### REQUIRED WORK
Exactly retype the opening line of the entries and every line after it, ending with the line that contains "(0,0) rectangle (1080,613);". Skip all pictures.

### INFORMATION PROVIDED
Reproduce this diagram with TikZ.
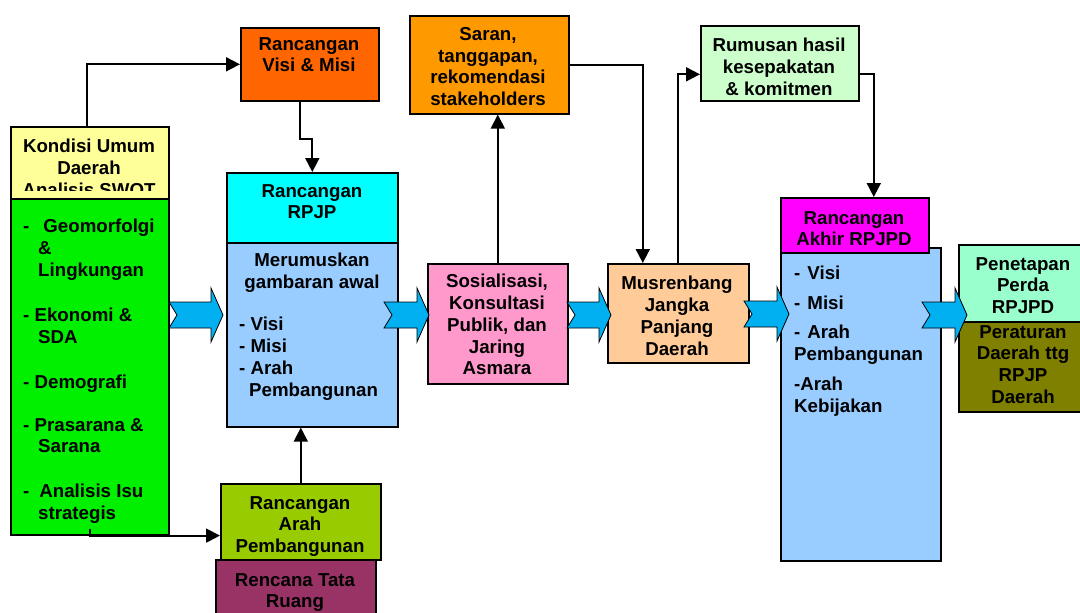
\documentclass[tikz,border=0pt]{standalone}
\usepackage{fontspec}
\setmainfont{Liberation Sans}
\usetikzlibrary{arrows.meta}

\definecolor{kondisi}{HTML}{FFFF99}
\definecolor{hijau}{HTML}{00F000}
\definecolor{oranye}{HTML}{FF6600}
\definecolor{sian}{HTML}{00FFFF}
\definecolor{birumuda}{HTML}{99CCFF}
\definecolor{arah}{HTML}{99CC00}
\definecolor{tataruang}{HTML}{993366}
\definecolor{saran}{HTML}{FF9900}
\definecolor{sosial}{HTML}{FF99CC}
\definecolor{musren}{HTML}{FFCC99}
\definecolor{rumusan}{HTML}{CCFFCC}
\definecolor{akhir}{HTML}{FF00FF}
\definecolor{penetapan}{HTML}{99FFCC}
\definecolor{perda}{HTML}{808000}
\definecolor{panah}{HTML}{00B0F0}

\tikzset{
  kotak/.style={draw=black, line width=1.6pt, inner sep=0pt, anchor=north west},
  ukuran/.style 2 args={minimum width=#1pt, minimum height=#2pt},
  teks/.style={inner sep=0pt, align=center, anchor=north, font=\bfseries\fontsize{18.7}{21.8}\selectfont},
  daftar/.style={teks, align=left, anchor=north west},
  garis/.style={line width=1.8pt, -{Triangle[length=14pt,width=14pt]}},
  blokarr/.style={fill=panah, draw=black, line width=0.8pt},
}

% panah blok bertakik: kiri, ujung, tengah
\newcommand{\blokpanah}[3]{%
  \filldraw[blokarr] (#1,{#3-13}) -- ({#2-12},{#3-13}) -- ({#2-12},{#3-27}) -- (#2,#3)
    -- ({#2-12},{#3+27}) -- ({#2-12},{#3+13}) -- (#1,{#3+13}) -- ({#1+8},#3) -- cycle;}

\begin{document}
\begin{tikzpicture}[x=1pt,y=-1pt]
\useasboundingbox (0,0) rectangle (1080,613);

% kondisi umum
\node[kotak, ukuran={158}{72}, fill=kondisi] (khead) at (10,126) {};
\begin{scope}
  \clip (10,126) rectangle (168,190);
  \node[teks, font=\bfseries\fontsize{18.7}{22}\selectfont] (kheadt) at (89,138.5) {Kondisi Umum\\Daerah\\Analisis SWOT};
\end{scope}
\node[kotak, ukuran={158}{336}, fill=hijau] (kbody) at (10,198) {};
\node[daftar] (kitems) at (23,219) {-\hspace{14pt}Geomorfolgi\\\hspace*{15pt}\&\\\hspace*{15pt}Lingkungan\\[23.2pt]%
  - Ekonomi \&\\\hspace*{15pt}SDA\\[23.2pt]%
  - Demografi\\[21.2pt]%
  - Prasarana \&\\\hspace*{15pt}Sarana\\[23.2pt]%
  -\hspace{10pt}Analisis Isu\\\hspace*{15pt}strategis};

% rancangan RPJP
\node[kotak, ukuran={138}{73}, fill=oranye] (visi) at (240,27) {};
\node[teks] (visit) at (309,37) {Rancangan\\Visi \& Misi};
\node[kotak, ukuran={171}{184}, fill=birumuda] (rbody) at (226,242) {};
\node[kotak, ukuran={171}{70}, fill=sian] (rpjp) at (226,172) {};
\node[teks] (rpjpt) at (312,184) {Rancangan\\RPJP};
\node[teks] (rbodyt) at (312,253) {Merumuskan\\gambaran awal};
\node[daftar] (ritems) at (239,317) {- Visi\\- Misi\\- Arah\\\hspace*{10pt}Pembangunan};
\node[kotak, ukuran={160}{76}, fill=arah] (arah) at (220,483) {};
\node[teks] (araht) at (300,496) {Rancangan\\Arah\\Pembangunan};
\node[kotak, ukuran={160}{66}, fill=tataruang] (ruang) at (215,559) {};
\node[teks] (ruangt) at (295,573) {Rencana Tata\\Ruang};

% konsultasi dan musrenbang
\node[kotak, ukuran={159}{98}, fill=saran] (saran) at (409,15) {};
\node[teks] (sarant) at (488,27) {Saran,\\tanggapan,\\rekomendasi\\stakeholders};
\node[kotak, ukuran={140}{120}, fill=sosial] (sos) at (427,263) {};
\node[teks] (sost) at (497,274) {Sosialisasi,\\Konsultasi\\Publik, dan\\Jaring\\Asmara};
\node[kotak, ukuran={141}{99}, fill=musren] (mus) at (607,263) {};
\node[teks] (must) at (677,276) {Musrenbang\\Jangka\\Panjang\\Daerah};
\node[kotak, ukuran={158}{75}, fill=rumusan] (rumus) at (700,25) {};
\node[teks] (rumust) at (779,38) {Rumusan hasil\\kesepakatan\\\& komitmen};

% rancangan akhir dan penetapan
\node[kotak, ukuran={160}{313}, fill=birumuda] (abody) at (780,247) {};
\node[kotak, ukuran={148}{55}, fill=akhir] (akhir) at (780,197) {};
\node[teks] (akhirt) at (854,211) {Rancangan\\Akhir RPJPD};
\node[daftar] (aitems) at (794,266) {-\hspace{7pt}Visi\\[8.2pt]-\hspace{7pt}Misi\\[7.2pt]-\hspace{7pt}Arah\\Pembangunan\\[8.2pt]-Arah\\Kebijakan};
\node[kotak, ukuran={130}{77}, fill=penetapan] (tetap) at (958,244) {};
\node[teks] (tetapt) at (1023,257) {Penetapan\\Perda\\RPJPD};
\node[kotak, ukuran={130}{90}, fill=perda] (perda) at (958,321) {};
\node[teks] (perdat) at (1023,325) {Peraturan\\Daerah ttg\\RPJP\\Daerah};

% penghubung
\draw[garis] ([xshift=-3pt]khead.north) |- (visi.west);
\draw[garis] ([xshift=-10pt]visi.south) -- ++(0,37) -| (rpjp.north);
\draw[garis] ([yshift=7pt]kbody.south) -- (kbody.south) -- (kbody.south -| arah.west);
\draw[garis] (arah.north) -- (arah.north |- rbody.south);
\draw[garis] (sos.north) -- (sos.north |- saran.south);
\draw[garis] (saran.east) -| ([xshift=-35.5pt]mus.north);
\draw[garis] (mus.north) |- ([yshift=-11pt]rumus.west);
\draw[garis] ([yshift=-11pt]rumus.east) -| ([xshift=19pt]akhir.north);

% panah blok
\blokpanah{169}{223}{315}
\blokpanah{384}{429}{315}
\blokpanah{567}{611}{315}
\blokpanah{744}{789}{314}
\blokpanah{922}{967}{315}
\end{tikzpicture}
\end{document}
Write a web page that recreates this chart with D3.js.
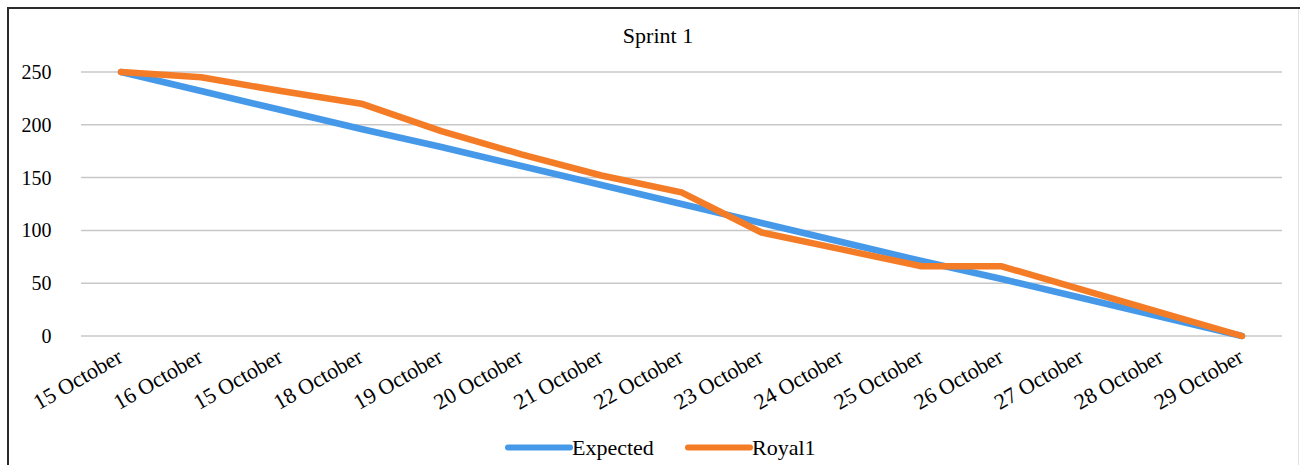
<!DOCTYPE html>
<html>
<head>
<meta charset="utf-8">
<script src="https://cdn.jsdelivr.net/npm/d3@7"></script>
<style>
  html, body { margin: 0; padding: 0; background: #fff; }
  svg { display: block; }
  text { font-family: "Liberation Serif", "Times New Roman", serif; fill: #000; }
</style>
</head>
<body>
<svg id="chart" width="1302" height="465"></svg>
<script>
// Sprint burndown data
const categories = ["15 October", "16 October", "15 October", "18 October", "19 October",
  "20 October", "21 October", "22 October", "23 October", "24 October", "25 October",
  "26 October", "27 October", "28 October", "29 October"];
const expected = [250, 232, 214, 196, 179, 161, 143, 125, 107, 89, 71, 54, 36, 18, 0];
const royal1 = [250, 245, 232, 220, 194, 172, 152, 136, 98, 82, 66, 66, 44, 22, 0];
const yTicks = [0, 50, 100, 150, 200, 250];
const seriesNames = ["Expected", "Royal1"];
const seriesColors = ["#4599e8", "#f57c26"];

const svg = d3.select("#chart");
const W = 1302, H = 465;

svg.append("rect").attr("width", W).attr("height", H).attr("fill", "#fff");

// chart frame
svg.append("line").attr("x1", 7).attr("x2", 1300).attr("y1", 8).attr("y2", 8)
  .attr("stroke", "#2b2b2b").attr("stroke-width", 2);
svg.append("line").attr("x1", 8).attr("x2", 8).attr("y1", 7).attr("y2", H)
  .attr("stroke", "#2b2b2b").attr("stroke-width", 2);
svg.append("line").attr("x1", 1298.5).attr("x2", 1298.5).attr("y1", 9).attr("y2", H)
  .attr("stroke", "#e2e2e2").attr("stroke-width", 1);

const x = d3.scaleBand().domain(d3.range(categories.length)).range([81, 1282]).padding(0);
const cx = i => x(i) + x.bandwidth() / 2;
const y = d3.scaleLinear().domain([0, 250]).range([336, 72]);

// title
svg.append("text").attr("x", 658).attr("y", 43).attr("text-anchor", "middle")
  .style("font-size", "22px").text("Sprint 1");

// horizontal gridlines
svg.append("g").selectAll("line").data(yTicks).join("line")
  .attr("x1", 81).attr("x2", 1282)
  .attr("y1", d => y(d)).attr("y2", d => y(d))
  .attr("stroke", "#c8c8c8").attr("stroke-width", 1.5);

// y axis labels
svg.append("g").selectAll("text").data(yTicks).join("text")
  .attr("x", 51.5).attr("y", d => y(d) + 7)
  .attr("text-anchor", "end").style("font-size", "20px")
  .text(d => d);

// x axis labels, rotated
svg.append("g").selectAll("text").data(categories).join("text")
  .attr("text-anchor", "end")
  .attr("transform", (d, i) => `translate(${cx(i) + 3},${361}) rotate(-30)`)
  .style("font-size", "22px")
  .text(d => d);

// series lines
const line = d3.line().x((d, i) => cx(i)).y(d => y(d));
[expected, royal1].forEach((vals, k) => {
  svg.append("path").datum(vals)
    .attr("d", line)
    .attr("fill", "none")
    .attr("stroke", seriesColors[k])
    .attr("stroke-width", 6.5)
    .attr("stroke-linejoin", "round")
    .attr("stroke-linecap", "round");
});

// legend
const legendItems = [{x0: 508, x1: 570}, {x0: 688, x1: 750}];
legendItems.forEach((p, k) => {
  svg.append("line").attr("x1", p.x0).attr("x2", p.x1).attr("y1", 447.5).attr("y2", 447.5)
    .attr("stroke", seriesColors[k]).attr("stroke-width", 6).attr("stroke-linecap", "round");
  svg.append("text").attr("x", p.x1 + 2).attr("y", 455)
    .style("font-size", "22px").text(seriesNames[k]);
});
</script>
</body>
</html>
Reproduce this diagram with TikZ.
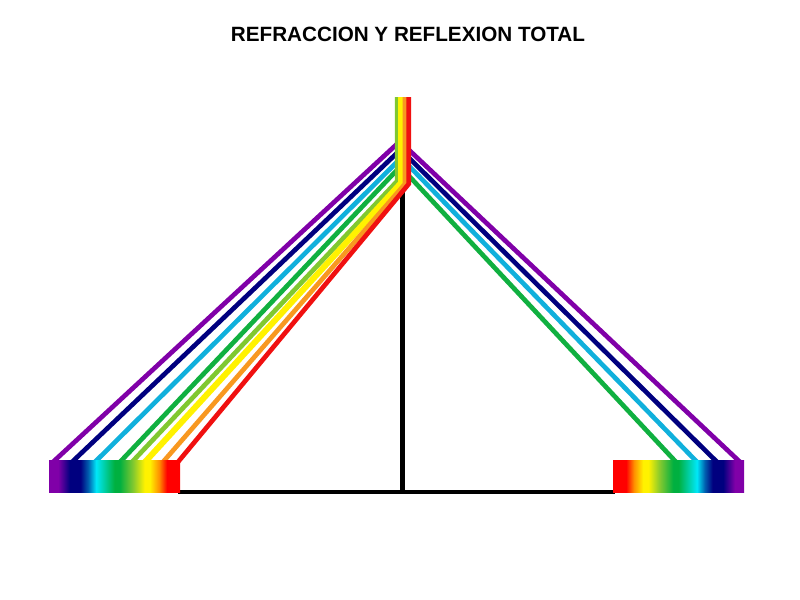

### EXPECTED ANSWER
Reproduce this diagram with TikZ.
\documentclass[tikz,border=0pt]{standalone}
\usepackage{fontspec}
\setmainfont{Liberation Sans}
\usetikzlibrary{arrows.meta}

\definecolor{kondisi}{HTML}{FFFF99}
\definecolor{hijau}{HTML}{00F000}
\definecolor{oranye}{HTML}{FF6600}
\definecolor{sian}{HTML}{00FFFF}
\definecolor{birumuda}{HTML}{99CCFF}
\definecolor{arah}{HTML}{99CC00}
\definecolor{tataruang}{HTML}{993366}
\definecolor{saran}{HTML}{FF9900}
\definecolor{sosial}{HTML}{FF99CC}
\definecolor{musren}{HTML}{FFCC99}
\definecolor{rumusan}{HTML}{CCFFCC}
\definecolor{akhir}{HTML}{FF00FF}
\definecolor{penetapan}{HTML}{99FFCC}
\definecolor{perda}{HTML}{808000}
\definecolor{panah}{HTML}{00B0F0}

\tikzset{
  kotak/.style={draw=black, line width=1.6pt, inner sep=0pt, anchor=north west},
  ukuran/.style 2 args={minimum width=#1pt, minimum height=#2pt},
  teks/.style={inner sep=0pt, align=center, anchor=north, font=\bfseries\fontsize{18.7}{21.8}\selectfont},
  daftar/.style={teks, align=left, anchor=north west},
  garis/.style={line width=1.8pt, -{Triangle[length=14pt,width=14pt]}},
  blokarr/.style={fill=panah, draw=black, line width=0.8pt},
}

% panah blok bertakik: kiri, ujung, tengah
\newcommand{\blokpanah}[3]{%
  \filldraw[blokarr] (#1,{#3-13}) -- ({#2-12},{#3-13}) -- ({#2-12},{#3-27}) -- (#2,#3)
    -- ({#2-12},{#3+27}) -- ({#2-12},{#3+13}) -- (#1,{#3+13}) -- ({#1+8},#3) -- cycle;}

\begin{document}
\begin{tikzpicture}[x=1pt,y=-1pt]
\useasboundingbox (0,0) rectangle (1080,613);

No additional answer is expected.